There are already strong prepaid use cases across Canada, from everyday financial tools to public-sector and emergency disbursements:
Royal Bank of Canada’s Right Pay platform has supported the replacement of paper cheque disbursements within Canada’s public sector since 2015.
We Financial, issued by Peoples Trust, uses prepaid card capabilities to distribute a range of payments, including income assistance, treaty annuity payments, CRA benefits, Jordan’s Principle and Inuit Child First supports, and CERB.
Challenger banks such as KOHO have made it easier for users to receive CRA direct deposits through app-based accounts, giving Canadians another digital option for accessing government funds.
The Canadian Red Cross uses instant disaster relief prepaid cards to help people access emergency support quickly when they need it most.
Together, these examples show that prepaid is not limited to one type of payment or recipient. It is established, regulated infrastructure that can support daily money management, financial inclusion and rapid government disbursements when timely access to funds matters most.

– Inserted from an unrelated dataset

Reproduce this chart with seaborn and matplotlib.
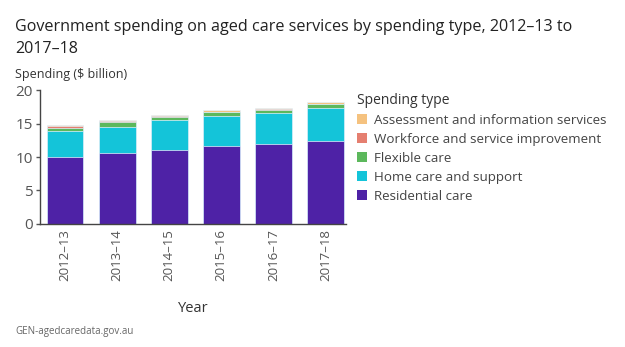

A more modern approach to public payments
Canadians already manage their money across digital wallets, online banks and prepaid accounts. Government payments should work the same way. Modernizing how government moves money also supports federal priorities: lowering costs for Canadians, building one integrated economy and improving operational efficiency. Digital prepaid disbursements reduce program costs, give more people reliable access to funds regardless of banking status or geography, and streamline back-office operations so governments can focus more resources on service delivery.